What is not well understood today is the way Forth anticipated an approach to coding that became popular early in the 21st century in association with agile methods. Specifically:

  • Forth introduced the notion of tiny method coding -- the use of small objects with small methods. You could make a case for Smalltalk and Lisp here too, but in the late 1980s both Smalltalk and Lisp practice tended toward larger and more complex methods. Forth always embraced very small methods, if only because it encouraged doing so much on the stack.

  • Forth, even more than Lisp, popularized the notion that the interpreter was just a little software pattern, not a dissertation-sized brick. Got a problem that's hard to code? The Forth solution had to be, "write a little language", because that's what Forth programming was.

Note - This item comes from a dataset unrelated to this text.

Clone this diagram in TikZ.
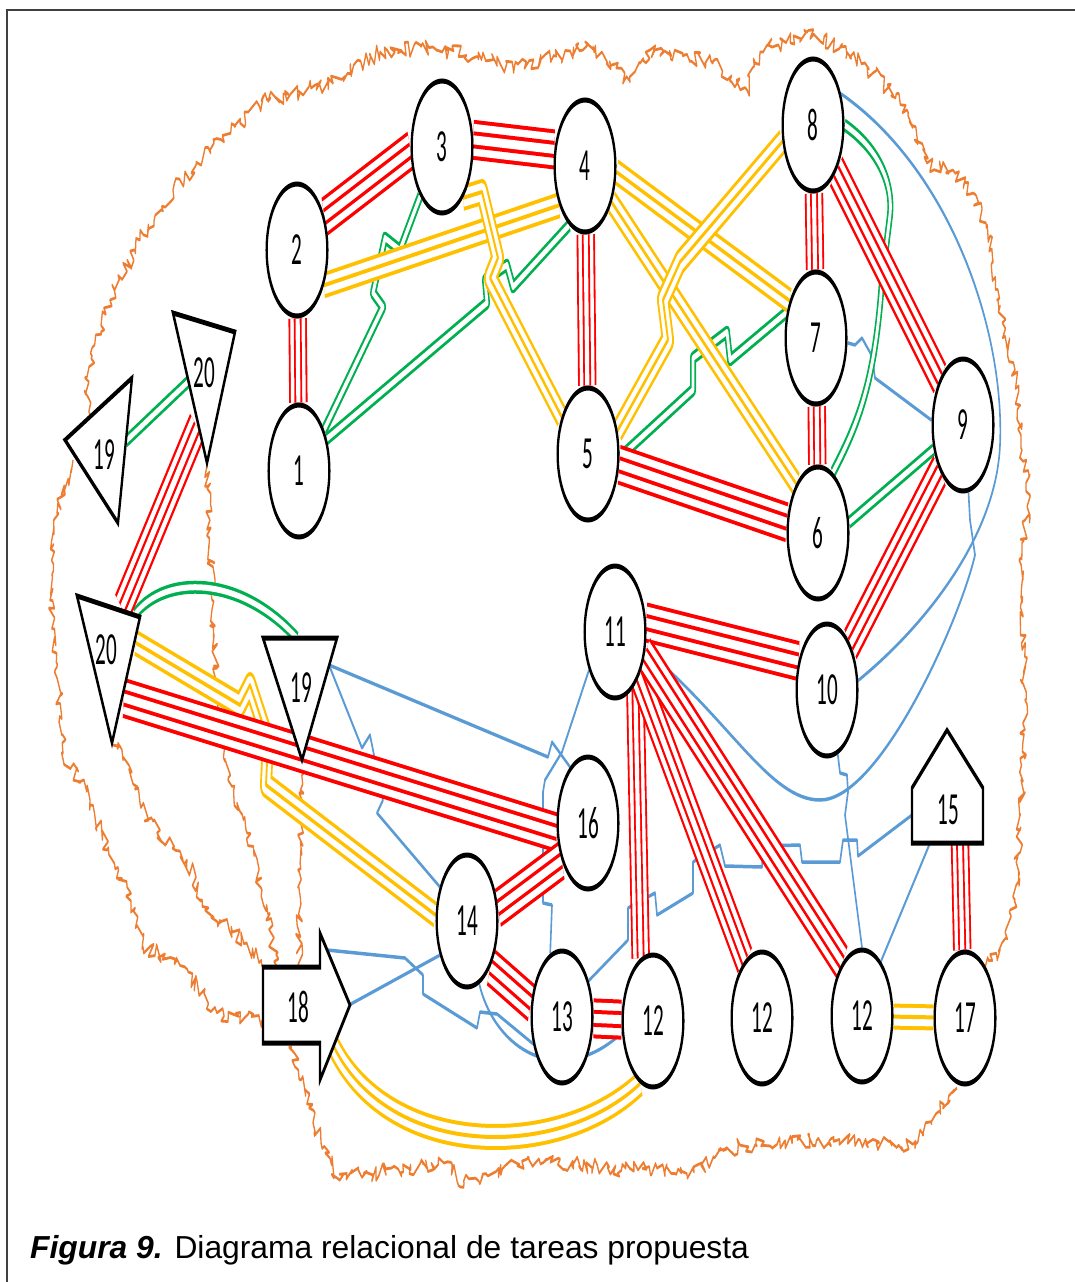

Forth was very much a product of memory and time constraints, of an era where computers were incredibly tiny and terribly slow. It was a beautiful design that lets you build an operating system and a compiler in a matchbox.

An example of just how compact Forth can be, is Samuel Falvo's screencast Over the Shoulder 1 - Text Preprocessing in Forth (1h 06 min 25 secs, 101 MB, MPEG-1 format - at least VLC can play it). Alternative source ("Links and Resources" -> "Videos").

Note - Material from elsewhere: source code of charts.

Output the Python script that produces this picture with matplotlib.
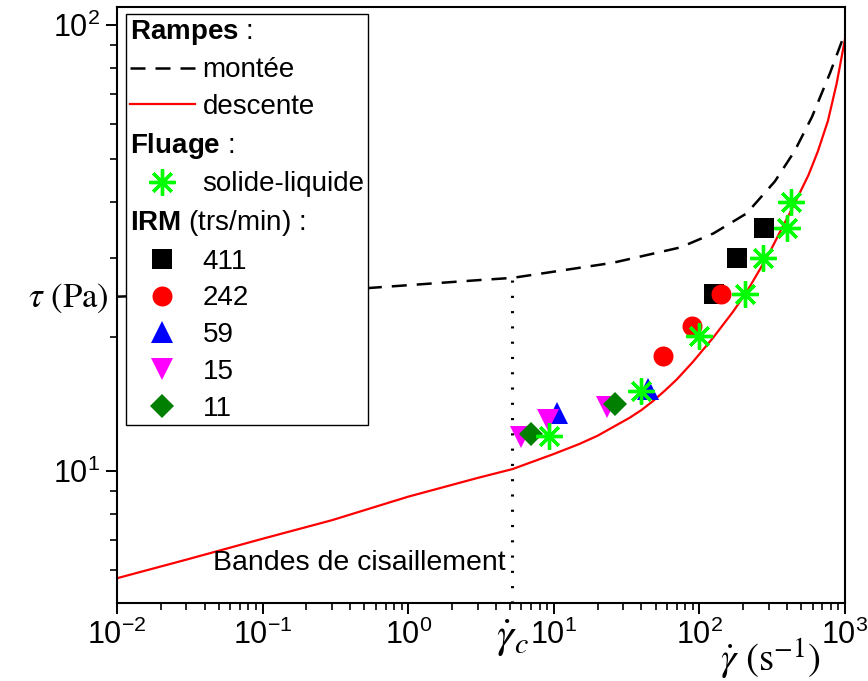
import matplotlib
matplotlib.use("Agg")
import matplotlib.pyplot as plt
from matplotlib.lines import Line2D
from matplotlib.ticker import LogLocator, NullFormatter

plt.rcParams['font.family'] = ['Liberation Sans', 'DejaVu Sans']
plt.rcParams['mathtext.fontset'] = 'custom'
plt.rcParams['mathtext.rm'] = 'Liberation Sans'
plt.rcParams['mathtext.it'] = 'Liberation Sans:italic'
plt.rcParams['mathtext.bf'] = 'Liberation Sans:bold'

# ---- data ----
# ramps (flow curves)
up_rate = [0.01, 0.1, 0.52, 3.1, 5.2, 25.5, 73.6, 125, 211, 330, 450, 593, 789, 1000]
up_stress = [24.6, 25.1, 25.7, 26.8, 27.1, 29.3, 31.7, 34.1, 37.8, 44.6, 52.1, 62.2, 78.0, 96.0]
down_rate = [0.01, 0.03, 0.1, 0.3, 1.0, 3.0, 5.2, 10, 15, 20, 25, 33, 40, 48, 58, 70, 90,
             125, 170, 211, 260, 305, 360, 420, 480, 560, 650, 764, 877, 1000]
down_stress = [5.75, 6.33, 7.05, 7.76, 8.76, 9.65, 10.1, 10.92, 11.5, 12.0, 12.5, 13.15,
               13.7, 14.35, 15.15, 16.05, 17.55, 19.95, 22.75, 25.2, 28.3, 31.0, 34.5,
               38.0, 41.5, 46.0, 52.0, 61.0, 74.0, 93.0]

# creep (solide-liquide)
creep_rate = [9.2, 39.5, 99, 206, 272, 398, 424]
creep_stress = [12.0, 15.1, 20.1, 25.0, 30.1, 35.0, 40.0]

# MRI (trs/min)
mri_411_rate = [125, 180, 279]
mri_411_stress = [25.0, 30.1, 35.1]
mri_242_rate = [56, 88.5, 140]
mri_242_stress = [18.1, 21.1, 25.0]
mri_59_rate = [10.6, 44.6]
mri_59_stress = [13.5, 15.3]
mri_15_rate = [6.0, 9.1, 23.1]
mri_15_stress = [11.9, 13.0, 13.9]
mri_11_rate = [7.0, 26.2]
mri_11_stress = [12.1, 14.1]

gamma_c = 5.2
gamma_c_stress = 27.1

x_ticks = [0.01, 0.1, 1, 10, 100, 1000]
x_ticklabels = [r'$10^{-2}$', r'$10^{-1}$', r'$10^{0}$', r'$10^{1}$', r'$10^{2}$', r'$10^{3}$']
y_ticks = [10, 100]
y_ticklabels = [r'$10^{1}$', r'$10^{2}$']

# ---- figure ----
fig = plt.figure(figsize=(8.68, 6.81), dpi=100)
ax = fig.add_axes([117/868, 1-603/681, (845-117)/868, (603-7)/681])
ax.set_xscale('log')
ax.set_yscale('log')
ax.set_xlim(0.01, 1000)
ax.set_ylim(5.06, 109.7)

ax.plot(up_rate, up_stress, color='black', lw=1.8, dashes=(6, 4), zorder=2)
ax.plot(down_rate, down_stress, color='#ff0000', lw=1.6, zorder=2)
ax.plot([gamma_c, gamma_c], [5.06, gamma_c_stress], color='black', lw=2.2,
        dashes=(0.7, 4.3), zorder=2)

ms_sq, ms_ci, ms_tr, ms_di, ms_as = 13.7, 14.4, 16.0, 12.7, 18.7
ax.plot(mri_411_rate, mri_411_stress, ls='none', marker='s', ms=ms_sq, color='black', mew=0, zorder=3)
ax.plot(mri_242_rate, mri_242_stress, ls='none', marker='o', ms=ms_ci, color='#ff0000', mew=0, zorder=3)
ax.plot(mri_59_rate, mri_59_stress, ls='none', marker='^', ms=ms_tr, color='#0000ff', mew=0, zorder=3)
ax.plot(mri_15_rate, mri_15_stress, ls='none', marker='v', ms=ms_tr, color='#ff00ff', mew=0, zorder=3)
ax.plot(mri_11_rate, mri_11_stress, ls='none', marker='D', ms=ms_di, color='#007f00', mew=0, zorder=3)
ax.plot(creep_rate, creep_stress, ls='none', marker=(8, 2, 0), ms=ms_as, color='#00ff00', mew=2.4, zorder=4)

# axes styling
for s in ax.spines.values():
    s.set_linewidth(1.5)
ax.tick_params(which='major', length=8, width=1.4, direction='out', labelsize=22, pad=4)
ax.tick_params(which='minor', length=5, width=1.2, direction='out')
ax.set_xticks(x_ticks)
ax.set_xticklabels(x_ticklabels)
ax.set_yticks(y_ticks)
ax.set_yticklabels(y_ticklabels)
ax.xaxis.set_minor_locator(LogLocator(base=10, subs=range(2, 10), numticks=20))
ax.yaxis.set_minor_locator(LogLocator(base=10, subs=range(2, 10), numticks=20))
ax.xaxis.set_minor_formatter(NullFormatter())
ax.yaxis.set_minor_formatter(NullFormatter())

# labels
fig.text(68/868, 1-298/681, r'$\tau\ (\mathrm{Pa})$', math_fontfamily='stix',
         fontsize=25, ha='center', va='center')
fig.text(771/868, 1-659/681, r'$\dot{\gamma}\ (\mathrm{s}^{-1})$', math_fontfamily='stix',
         fontsize=28, ha='center', va='center')
fig.text(513/868, 1-638/681, r'$\dot{\gamma}_c$', math_fontfamily='stix',
         fontsize=31, ha='center', va='center')
ax.text(4.65, 6.22, 'Bandes de cisaillement', fontsize=20.5, ha='right', va='center')

# legend
blank = Line2D([], [], ls='none')
handles = [
    blank,
    Line2D([], [], color='black', lw=1.8, dashes=(6, 4)),
    Line2D([], [], color='#ff0000', lw=1.6),
    blank,
    Line2D([], [], ls='none', marker=(8, 2, 0), ms=ms_as, color='#00ff00', mew=2.4),
    blank,
    Line2D([], [], ls='none', marker='s', ms=ms_sq, color='black', mew=0),
    Line2D([], [], ls='none', marker='o', ms=ms_ci, color='#ff0000', mew=0),
    Line2D([], [], ls='none', marker='^', ms=ms_tr, color='#0000ff', mew=0),
    Line2D([], [], ls='none', marker='v', ms=ms_tr, color='#ff00ff', mew=0),
    Line2D([], [], ls='none', marker='D', ms=ms_di, color='#007f00', mew=0),
]
labels = [r'$\mathbf{Rampes}$ :', 'montée', 'descente', r'$\mathbf{Fluage}$ :', 'solide-liquide',
          r'$\mathbf{IRM}$ (trs/min) :', '411', '242', '59', '15', '11']
leg = ax.legend(handles, labels, loc='upper left',
                bbox_to_anchor=((126-117)/728, 1-(14-7)/596), borderaxespad=0,
                fontsize=20, frameon=True, fancybox=False, framealpha=1,
                edgecolor='black', handlelength=2.35, handletextpad=0.28,
                borderpad=0.13, labelspacing=0.385)
leg.get_frame().set_linewidth(1.0)
# header rows: no handle space, text starts at left
try:
    col = leg._legend_handle_box.get_children()[0]
    rows = col.get_children()
    for i in (0, 3, 5):
        rows[i]._children = [rows[i]._children[1]]
except Exception:
    pass

fig.savefig('out.png', dpi=100)
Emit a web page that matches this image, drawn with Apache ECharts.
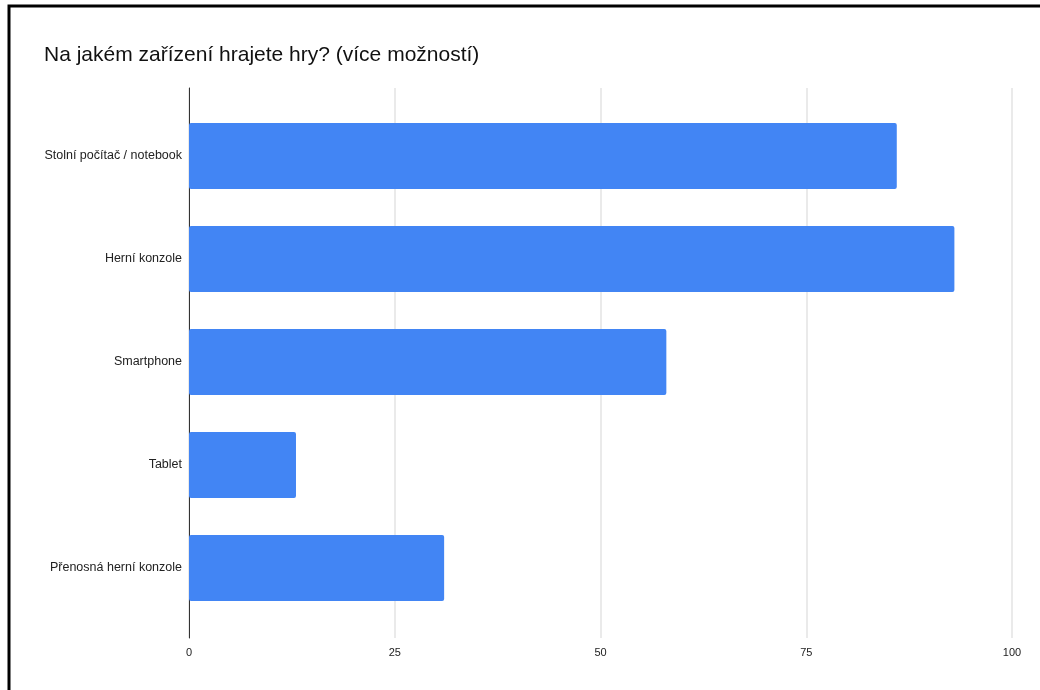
<!DOCTYPE html>
<html>
<head>
<meta charset="utf-8">
<script src="https://cdn.jsdelivr.net/npm/echarts@6/dist/echarts.min.js"></script>
<style>
html,body{margin:0;padding:0;background:#fff;}
#chart{width:1040px;height:690px;}
</style>
</head>
<body>
<div id="chart"></div>
<script>
const titleText = 'Na jakém zařízení hrajete hry? (více možností)';
const categories = ['Stolní počítač / notebook', 'Herní konzole', 'Smartphone', 'Tablet', 'Přenosná herní konzole'];
const values = [86, 93, 58, 13, 31];
const xTicks = [0, 25, 50, 75, 100];

const chart = echarts.init(document.getElementById('chart'), null, {renderer: 'canvas'});
const font = 'Liberation Sans, Arial, sans-serif';
chart.setOption({
  backgroundColor: '#ffffff',
  animation: false,
  title: {
    text: titleText,
    left: 39,
    top: 40,
    textStyle: {fontFamily: font, fontSize: 21, fontWeight: 'normal', color: '#111111'}
  },
  graphic: [{
    type: 'rect',
    shape: {x: 9, y: 6, width: 1200, height: 900},
    style: {fill: 'none', stroke: '#000000', lineWidth: 3},
    silent: true, z: 100
  }],
  grid: [
    {left: 189, right: 28, top: 88, bottom: 52},
    {left: 189, right: 28, top: 104.5, height: 515}
  ],
  xAxis: [
    {
      gridIndex: 0, type: 'value', min: xTicks[0], max: xTicks[xTicks.length - 1], interval: 25,
      axisLine: {show: false}, axisTick: {show: false},
      splitLine: {show: true, lineStyle: {color: '#e3e3e3', width: 1.5}},
      axisLabel: {fontFamily: font, fontSize: 11, color: '#222222', margin: 9}
    },
    {gridIndex: 1, type: 'value', min: 0, max: 100, show: false}
  ],
  yAxis: [
    {
      gridIndex: 0, type: 'value', min: 0, max: 1,
      axisLine: {show: true, lineStyle: {color: '#333333', width: 1}},
      axisTick: {show: false}, axisLabel: {show: false}, splitLine: {show: false}
    },
    {
      gridIndex: 1, type: 'category', inverse: true, data: categories,
      axisLine: {show: false}, axisTick: {show: false},
      axisLabel: {fontFamily: font, fontSize: 12.5, color: '#222222', margin: 7}
    }
  ],
  series: [{
    type: 'bar',
    xAxisIndex: 1, yAxisIndex: 1,
    data: values,
    barWidth: 66,
    itemStyle: {color: '#4285F4', borderRadius: 2}
  }]
});
</script>
</body>
</html>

Forth Inc's polyFORTH/32 VAX/VMS assembler definitions took some 8 blocks of source. A VAX assembler, in 8K of source. Commented. I'm still amazed, 30 years later.

I can't verify at the moment, but I'm guessing the instruction count to parse those CODE definitions would be in the low hundreds. And when I said 'took some 8 blocks', it still takes, the application using that nucleus is live and in production, 30 years later.